With so many women working and having such hectic lives, stopping to have a traditional open hysterectomy with 6 to 8 weeks of recovery time is a very difficult option. According to Dr. Harris one potential solution for the busy woman is a vaginal hysterectomy. It requires no incision because the uterus and other reproductive organs are removed through the vagina. It can be performed on an outpatient basis ususally in under 30 minutes, and pain is very minimal and even less with a nerve block at the mouth of the uterus.
In robotic-assisted laparoscopic hysterectomy, the surgeon uses a computer to control the surgical instruments. There are usually three to four small incisions through which the instruments work. The computer station is in the operating room, and the surgeon is able to control the robot’s movements steadily and precisely. This lets him or her get into tiny spaces more easily, and have a better view of the operation than with conventional laparoscopic surgery.
“Robotic hysterectomy has been the most helpful new technology in my career in my opinion,” adds Dr. Brantley. “Patients stay less than 24 hours in the hospital with a shortened recovery period in comparison to traditional hysterectomies.”
Fractional Laser for Painful Intercourse
As a woman goes into menopause, whether naturally, surgically, or after breast cancer treatment, the lining of the vagina can become thin and less moist resulting in irritation, burning, pain and discomfort during intercourse. There is a new laser treatment option, called MonaLisa TouchTM that Dr. Harris says is getting very good results since his practice started using it last spring. It uses a fractional CO2 laser to stimulate the growth of new tissue and collagen and subsequently improve moisture in the vagina. Initially, three treatments are recommended six weeks apart and these are done in the office in about 2-3 minutes with no anesthesia or pain. Annual treatments are required thereafter to maintain your result.
The Take-away “You know when something doesn’t feel right, there is unexplained pain or your body is not functioning as it once did,” continues Dr. Harris. “The most important advice I can give is that you get help. There are new treatments and procedures for women that can help restore you to a normal life, often without having to miss work. Don’t wait and allow the problem to get worse. And, if surgery is indicated, do your homework. Find out how many procedures a surgeon has done and check out his or her credentials. Be your own advocate for a healthier, happier you.”
Robert Harris, M.D. Urogynecologist, received his Doctor of Medicine degree from the University of Mississippi School of Medicine and served his Obstetrics and Gynecology residency at the University of Mississippi Medical Center. His fellowship in Urogynecology and Reconstructive Pelvic Surgery was completed at Duke University Medical Center. Dr.
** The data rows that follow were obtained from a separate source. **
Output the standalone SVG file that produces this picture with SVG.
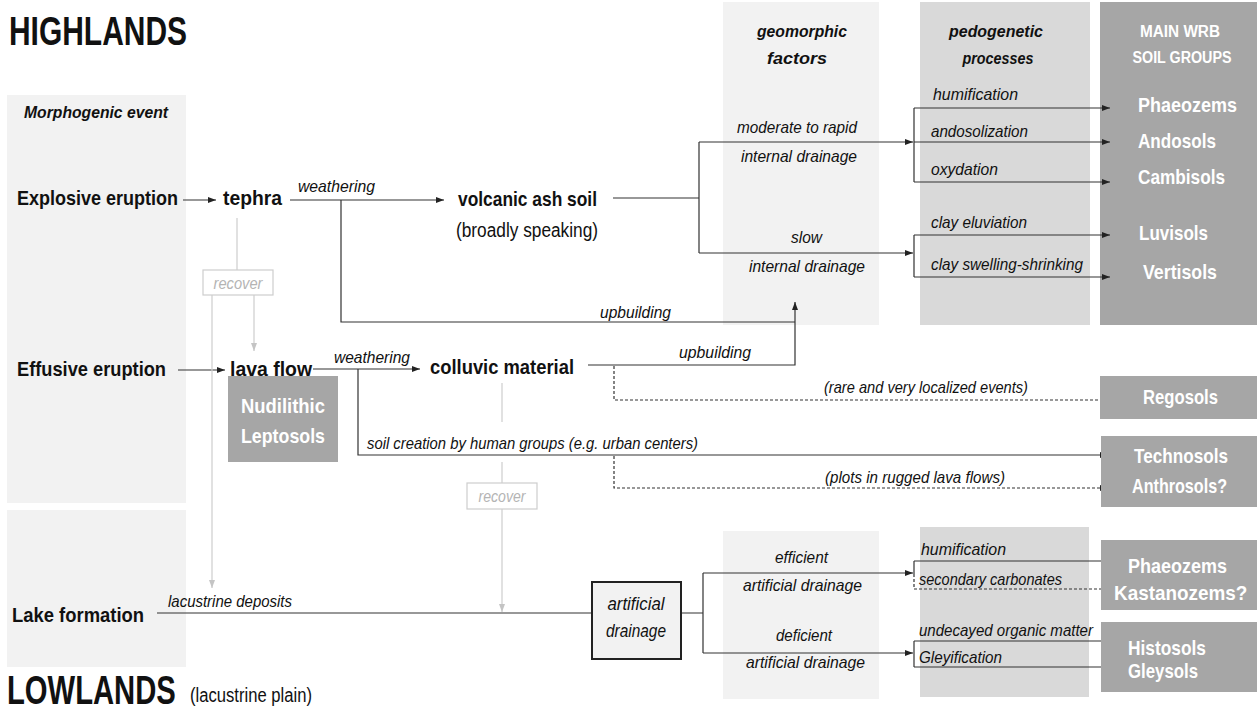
<svg xmlns="http://www.w3.org/2000/svg" width="1257" height="711" viewBox="0 0 1257 711">
<defs>
<style>
text{font-family:'Liberation Sans Narrow','Liberation Sans',Arial,sans-serif;fill:#111}
.title{font-size:41px;font-weight:bold}
.b{font-size:21px;font-weight:bold}
.r{font-size:20px}
.i{font-size:17px;font-style:italic}
.bi{font-size:17px;font-weight:bold;font-style:italic}
.w{font-size:21px;font-weight:bold;fill:#fff}
.wh{font-size:16px;font-weight:bold;fill:#fff}
.g{font-size:16px;font-style:italic;fill:#b4b4b4}
.c{text-anchor:middle}
.p1{fill:#f2f2f2}
.p2{fill:#d9d9d9}
.p3{fill:#a6a6a6}
.ln{fill:none;stroke:#333;stroke-width:1.2}
.ar{marker-end:url(#ah)}
.ds{stroke-dasharray:3,2}
.gl{fill:none;stroke:#cdcdcd;stroke-width:1.2}
.ga{marker-end:url(#gh)}
.gb{fill:#fff;stroke:#cdcdcd;stroke-width:1.2}
</style>
<marker id="ah" viewBox="0 0 8 6" refX="8" refY="3" markerWidth="8" markerHeight="6" markerUnits="userSpaceOnUse" orient="auto"><path d="M0,0 L8,3 L0,6 z" fill="#222"/></marker>
<marker id="gh" viewBox="0 0 8 6" refX="8" refY="3" markerWidth="8" markerHeight="6" markerUnits="userSpaceOnUse" orient="auto"><path d="M0,0 L8,3 L0,6 z" fill="#c4c4c4"/></marker>
</defs>
<rect width="1257" height="711" fill="#fff"/>

<g id="panels">
<rect class="p1" x="7" y="95" width="179" height="408"/>
<rect class="p1" x="7" y="510" width="179" height="157"/>
<rect class="p1" x="723" y="2" width="156" height="323"/>
<rect class="p2" x="920" y="2" width="170" height="323"/>
<rect class="p3" x="1100" y="2" width="157" height="323"/>
<rect class="p1" x="723" y="531" width="156" height="168"/>
<rect class="p2" x="920" y="527" width="169" height="170"/>
</g>

<g id="titles">
<text class="title" x="9" y="45" textLength="178" lengthAdjust="spacingAndGlyphs">HIGHLANDS</text>
<text class="title" transform="translate(7,704) scale(0.713,1)">LOWLANDS</text>
<text class="r" x="190" y="702" textLength="122" lengthAdjust="spacingAndGlyphs">(lacustrine plain)</text>
<text class="bi" x="24" y="118" textLength="144" lengthAdjust="spacingAndGlyphs">Morphogenic event</text>
<text class="bi c" x="802" y="37" textLength="90" lengthAdjust="spacingAndGlyphs">geomorphic</text>
<text class="bi c" x="797" y="64" textLength="60" lengthAdjust="spacingAndGlyphs">factors</text>
<text class="bi c" x="996" y="37" textLength="94" lengthAdjust="spacingAndGlyphs">pedogenetic</text>
<text class="bi c" x="998" y="64" textLength="71" lengthAdjust="spacingAndGlyphs">processes</text>
<text class="wh c" x="1180" y="37" textLength="80" lengthAdjust="spacingAndGlyphs">MAIN WRB</text>
<text class="wh c" x="1182" y="63" textLength="99" lengthAdjust="spacingAndGlyphs">SOIL GROUPS</text>
</g>

<g id="connectors">
<path class="ln ar" d="M183,200 H216"/>
<path class="ln ar" d="M290,200 H444"/>
<path class="ln" d="M341,200 V322 H795"/>
<path class="ln ar" d="M588,365 H795 V302"/>
<path class="ln" d="M613,198 H699 M699,142 V253"/>
<path class="ln ar" d="M699,142 H913"/>
<path class="ln ar" d="M699,253 H913"/>
<path class="ln" d="M914,108 V182 M914,235 V277"/>
<path class="ln ar" d="M914,108 H1110"/>
<path class="ln ar" d="M914,142 H1110"/>
<path class="ln ar" d="M914,182 H1110"/>
<path class="ln ar" d="M914,235 H1110"/>
<path class="ln ar" d="M914,277 H1110"/>
<path class="ln ar" d="M178,370 H225"/>
<path class="ln ar" d="M313,369 H420"/>
<path class="ln ar" d="M358,369 V455 H1108"/>
<path class="ln ds ar" d="M614,366 V400 H1108"/>
<path class="ln ds ar" d="M614,456 V488 H1108"/>
<path class="gl" d="M237,218 V270"/>
<path class="gl ga" d="M212,295 V588"/>
<path class="gl ga" d="M254,295 V351"/>
<path class="gl" d="M502,383 V422 M502,462 V483"/>
<path class="gl ga" d="M502,509 V612"/>
<path class="ln" d="M157,613 H592"/>
<path class="ln" d="M682,613 H703 M703,573 V653"/>
<path class="ln ar" d="M703,573 H913"/>
<path class="ln ar" d="M703,653 H913"/>
<path class="ln" d="M914,561 V574"/>
<path class="ln ds" d="M914,574 V589"/>
<path class="ln ar" d="M914,561 H1110"/>
<path class="ln ds ar" d="M914,589 H1110"/>
<path class="ln" d="M914,641 V667"/>
<path class="ln ar" d="M914,641 H1110"/>
<path class="ln ar" d="M914,667 H1110"/>
</g>

<g id="edge-labels">
<text class="i" x="298" y="192" textLength="77" lengthAdjust="spacingAndGlyphs">weathering</text>
<text class="i" x="334" y="363" textLength="76" lengthAdjust="spacingAndGlyphs">weathering</text>
<text class="i" x="600" y="318" textLength="71" lengthAdjust="spacingAndGlyphs">upbuilding</text>
<text class="i" x="679" y="358" textLength="72" lengthAdjust="spacingAndGlyphs">upbuilding</text>
<text class="i" x="737" y="133" textLength="120" lengthAdjust="spacingAndGlyphs">moderate to rapid</text>
<text class="i" x="741" y="162" textLength="116" lengthAdjust="spacingAndGlyphs">internal drainage</text>
<text class="i" x="791" y="243" textLength="31" lengthAdjust="spacingAndGlyphs">slow</text>
<text class="i" x="749" y="272" textLength="116" lengthAdjust="spacingAndGlyphs">internal drainage</text>
<text class="i" x="933" y="100" textLength="85" lengthAdjust="spacingAndGlyphs">humification</text>
<text class="i" x="931" y="137" textLength="97" lengthAdjust="spacingAndGlyphs">andosolization</text>
<text class="i" x="931" y="175" textLength="67" lengthAdjust="spacingAndGlyphs">oxydation</text>
<text class="i" x="931" y="228" textLength="96" lengthAdjust="spacingAndGlyphs">clay eluviation</text>
<text class="i" x="931" y="270" textLength="152" lengthAdjust="spacingAndGlyphs">clay swelling-shrinking</text>
<text class="i" x="824" y="393" textLength="204" lengthAdjust="spacingAndGlyphs">(rare and very localized events)</text>
<text class="i" x="367" y="449" textLength="331" lengthAdjust="spacingAndGlyphs">soil creation by human groups (e.g. urban centers)</text>
<text class="i" x="825" y="483" textLength="180" lengthAdjust="spacingAndGlyphs">(plots in rugged lava flows)</text>
<text class="i" x="168" y="607" textLength="124" lengthAdjust="spacingAndGlyphs">lacustrine deposits</text>
<text class="i" x="775" y="563" textLength="53" lengthAdjust="spacingAndGlyphs">efficient</text>
<text class="i" x="743" y="591" textLength="119" lengthAdjust="spacingAndGlyphs">artificial drainage</text>
<text class="i" x="776" y="641" textLength="56" lengthAdjust="spacingAndGlyphs">deficient</text>
<text class="i" x="746" y="668" textLength="119" lengthAdjust="spacingAndGlyphs">artificial drainage</text>
<text class="i" x="921" y="555" textLength="85" lengthAdjust="spacingAndGlyphs">humification</text>
<text class="i" x="919" y="585" textLength="143" lengthAdjust="spacingAndGlyphs">secondary carbonates</text>
<text class="i" x="919" y="636" textLength="174" lengthAdjust="spacingAndGlyphs">undecayed organic matter</text>
<text class="i" x="919" y="663" textLength="83" lengthAdjust="spacingAndGlyphs">Gleyification</text>
</g>

<g id="node-explosive"><text class="b" x="17" y="205" textLength="161" lengthAdjust="spacingAndGlyphs">Explosive eruption</text></g>
<g id="node-tephra"><text class="b" x="223" y="205" textLength="59" lengthAdjust="spacingAndGlyphs">tephra</text></g>
<g id="node-volcanic-ash-soil">
<text class="b" x="458" y="206" textLength="139" lengthAdjust="spacingAndGlyphs">volcanic ash soil</text>
<text class="r" x="456" y="237" textLength="142" lengthAdjust="spacingAndGlyphs">(broadly speaking)</text>
</g>
<g id="node-effusive"><text class="b" x="17" y="376" textLength="149" lengthAdjust="spacingAndGlyphs">Effusive eruption</text></g>
<g id="node-lava-flow"><text class="b" x="230" y="376" textLength="82" lengthAdjust="spacingAndGlyphs">lava flow</text></g>
<g id="node-leptosols">
<rect class="p3" x="228" y="376" width="110" height="86"/>
<text class="w c" x="283" y="413" textLength="84" lengthAdjust="spacingAndGlyphs">Nudilithic</text>
<text class="w c" x="283" y="443" textLength="84" lengthAdjust="spacingAndGlyphs">Leptosols</text>
</g>
<g id="node-colluvic"><text class="b" x="430" y="374" textLength="144" lengthAdjust="spacingAndGlyphs">colluvic material</text></g>
<g id="node-recover-1">
<rect class="gb" x="203" y="270" width="70" height="25"/>
<text class="g c" x="238" y="289" textLength="49" lengthAdjust="spacingAndGlyphs">recover</text>
</g>
<g id="node-recover-2">
<rect class="gb" x="467" y="483" width="70" height="26"/>
<text class="g c" x="502" y="502" textLength="47" lengthAdjust="spacingAndGlyphs">recover</text>
</g>
<g id="node-lake"><text class="b" x="12" y="622" textLength="132" lengthAdjust="spacingAndGlyphs">Lake formation</text></g>
<g id="node-artificial-drainage">
<rect x="592" y="582" width="89" height="77" fill="#f2f2f2" stroke="#222" stroke-width="2"/>
<text class="i c" x="636" y="610" style="font-size:18px" textLength="57" lengthAdjust="spacingAndGlyphs">artificial</text>
<text class="i c" x="636" y="637" style="font-size:18px" textLength="60" lengthAdjust="spacingAndGlyphs">drainage</text>
</g>

<g id="node-wrb-upper">
<text class="w" x="1138" y="112" textLength="99" lengthAdjust="spacingAndGlyphs">Phaeozems</text>
<text class="w" x="1138" y="148" textLength="78" lengthAdjust="spacingAndGlyphs">Andosols</text>
<text class="w" x="1138" y="184" textLength="87" lengthAdjust="spacingAndGlyphs">Cambisols</text>
<text class="w" x="1139" y="240" textLength="69" lengthAdjust="spacingAndGlyphs">Luvisols</text>
<text class="w" x="1143" y="279" textLength="74" lengthAdjust="spacingAndGlyphs">Vertisols</text>
</g>
<g id="node-regosols">
<rect class="p3" x="1100" y="376" width="157" height="43"/>
<text class="w" x="1143" y="404" textLength="75" lengthAdjust="spacingAndGlyphs">Regosols</text>
</g>
<g id="node-technosols">
<rect class="p3" x="1101" y="436" width="156" height="71"/>
<text class="w" x="1134" y="463" textLength="94" lengthAdjust="spacingAndGlyphs">Technosols</text>
<text class="w" x="1132" y="493" textLength="95" lengthAdjust="spacingAndGlyphs">Anthrosols?</text>
</g>
<g id="node-phaeozems-kastanozems">
<rect class="p3" x="1101" y="540" width="156" height="70"/>
<text class="w" x="1128" y="573" textLength="99" lengthAdjust="spacingAndGlyphs">Phaeozems</text>
<text class="w" transform="translate(1114,600) scale(0.9,1)">Kastanozems?</text>
</g>
<g id="node-histosols-gleysols">
<rect class="p3" x="1101" y="622" width="156" height="70"/>
<text class="w" x="1128" y="655" textLength="78" lengthAdjust="spacingAndGlyphs">Histosols</text>
<text class="w" x="1128" y="678" textLength="70" lengthAdjust="spacingAndGlyphs">Gleysols</text>
</g>
</svg>
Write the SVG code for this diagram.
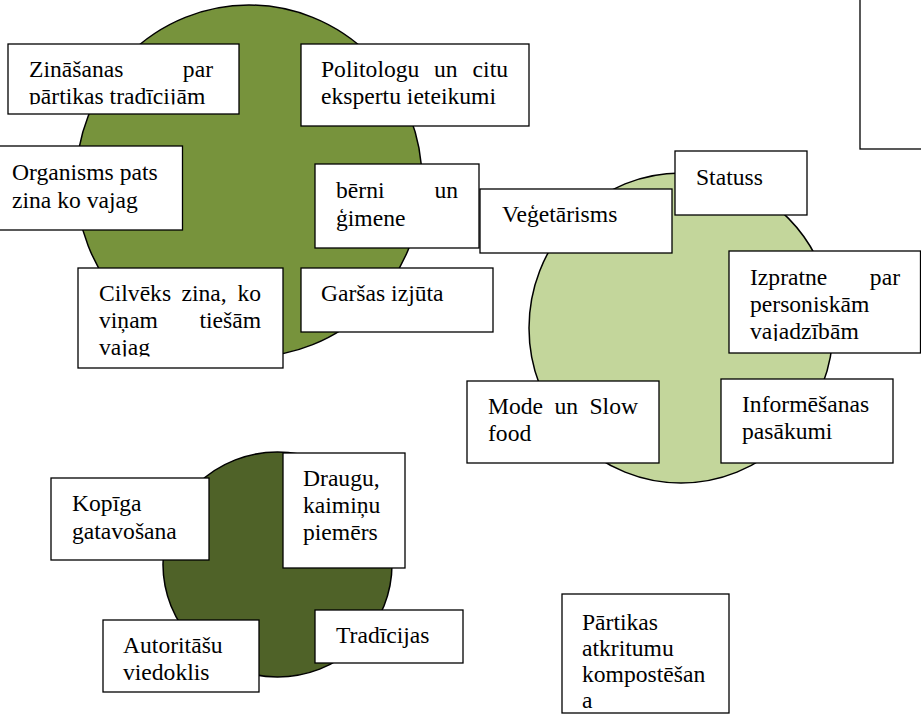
<svg xmlns="http://www.w3.org/2000/svg" width="921" height="723" viewBox="0 0 921 723" font-family="'Liberation Serif', 'Times New Roman', serif" font-size="23.6">
<style>
.box{fill:#fff;stroke:#000;stroke-width:1.3}
.c{stroke:#000;stroke-width:1.5}
.e{text-anchor:end}
</style>
<defs>
<clipPath id="clipZ"><rect x="8" y="44" width="231" height="60.5"/></clipPath>
<clipPath id="clipC"><rect x="78" y="268" width="205" height="88.5"/></clipPath>
<clipPath id="clipI"><rect x="729" y="251" width="192" height="90"/></clipPath>
</defs>
<rect width="921" height="723" fill="#fff"/>

<g id="circle-top"><ellipse class="c" cx="249" cy="181" rx="173" ry="176" fill="#77933C"/></g>
<g id="circle-right"><ellipse class="c" cx="681" cy="328" rx="152" ry="155" fill="#C3D69B"/></g>
<g id="circle-bottom"><ellipse class="c" cx="277.5" cy="564.5" rx="114.5" ry="112.5" fill="#4F6228"/></g>

<g id="connectors"></g>

<g id="n-empty"><rect class="box" x="860" y="-2" width="70" height="151"/></g>

<g id="n-zinasanas">
<rect class="box" x="8" y="44" width="231" height="70"/>
<g clip-path="url(#clipZ)">
<text x="29" y="77">Zināšanas</text><text class="e" x="213" y="77">par</text>
<text x="29" y="104">pārtikas tradīcijām</text>
</g>
</g>

<g id="n-politologu">
<rect class="box" x="301" y="44" width="228" height="82"/>
<text y="77"><tspan x="321">Politologu</tspan><tspan x="434">un</tspan></text><text class="e" x="508" y="77">citu</text>
<text x="321" y="104">ekspertu ieteikumi</text>
</g>

<g id="n-organisms">
<rect class="box" x="-2" y="146" width="184.5" height="84"/>
<text x="12" y="180">Organisms pats</text>
<text x="12" y="208">zina ko vajag</text>
</g>

<g id="n-berni">
<rect class="box" x="315" y="164" width="164" height="84"/>
<text x="336" y="198">bērni</text><text class="e" x="458" y="198">un</text>
<text x="336" y="226">ģimene</text>
</g>

<g id="n-cilveks">
<rect class="box" x="78" y="268" width="205" height="100"/>
<g clip-path="url(#clipC)">
<text y="301"><tspan x="99">Cilvēks</tspan><tspan x="181.5">zina,</tspan></text><text class="e" x="261" y="301">ko</text>
<text x="99" y="328">viņam</text><text class="e" x="261" y="328">tiešām</text>
<text x="99" y="355">vajag</text>
</g>
</g>

<g id="n-garsas">
<rect class="box" x="301" y="268" width="192" height="64"/>
<text x="321" y="301">Garšas izjūta</text>
</g>

<g id="n-vegetarisms">
<rect class="box" x="480" y="189" width="192" height="64"/>
<text x="502" y="222">Veģetārisms</text>
</g>

<g id="n-statuss">
<rect class="box" x="675" y="151" width="132" height="64"/>
<text x="696" y="185">Statuss</text>
</g>

<g id="n-izpratne">
<rect class="box" x="729" y="251" width="191.5" height="102"/>
<g clip-path="url(#clipI)">
<text x="750" y="285">Izpratne</text><text class="e" x="900" y="285">par</text>
<text x="750" y="312">personiskām</text>
<text x="750" y="339">vajadzībām</text>
</g>
</g>

<g id="n-mode">
<rect class="box" x="467" y="381" width="192" height="82"/>
<text y="414"><tspan x="488">Mode</tspan><tspan x="554.5">un</tspan></text><text class="e" x="638" y="414">Slow</text>
<text x="488" y="441">food</text>
</g>

<g id="n-informesanas">
<rect class="box" x="721" y="379" width="172" height="84"/>
<text x="742" y="412">Informēšanas</text>
<text x="742" y="439">pasākumi</text>
</g>

<g id="n-kopiga">
<rect class="box" x="51" y="478" width="158" height="82"/>
<text x="72" y="511">Kopīga</text>
<text x="72" y="539">gatavošana</text>
</g>

<g id="n-draugu">
<rect class="box" x="283" y="453" width="122" height="115"/>
<text x="303" y="486">Draugu,</text>
<text x="303" y="513">kaimiņu</text>
<text x="303" y="540">piemērs</text>
</g>

<g id="n-autoritasu">
<rect class="box" x="103" y="620" width="156" height="72"/>
<text x="123" y="653">Autoritāšu</text>
<text x="123" y="680">viedoklis</text>
</g>

<g id="n-tradicijas">
<rect class="box" x="315" y="610" width="148" height="53"/>
<text x="336" y="643">Tradīcijas</text>
</g>

<g id="n-partikas">
<rect class="box" x="562" y="594" width="167" height="119"/>
<text x="582" y="630">Pārtikas</text>
<text x="582" y="656">atkritumu</text>
<text x="582" y="682">kompostēšan</text>
<text x="582" y="708">a</text>
</g>
</svg>
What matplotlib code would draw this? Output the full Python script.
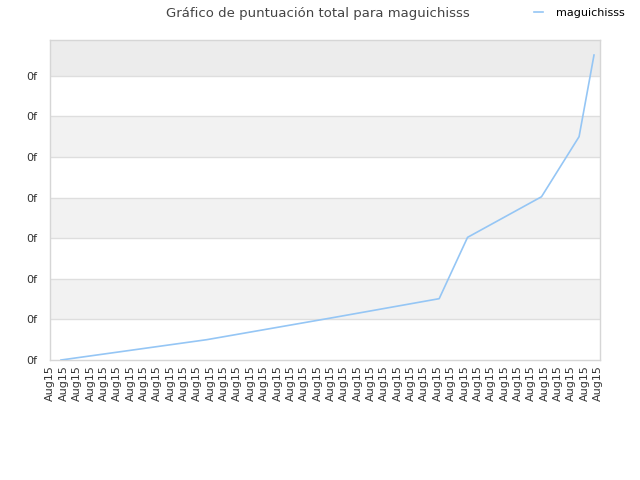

Harris is double board-certified by the American Board of Obstetrics and Gynecology in OBGYN and Female Pelvic Medicine and Reconstructive Surgery.
Kay Kay Brantley, M.D., OB/GYN, received her Doctor of Medicine degree from the University of Mississippi School of Medicine, and served her internship and residency in Obstetrics and Gynecology at the University of MS Medical Center. Dr. Brantley is board-certified by the American College of Obstetricians and Gynecologists.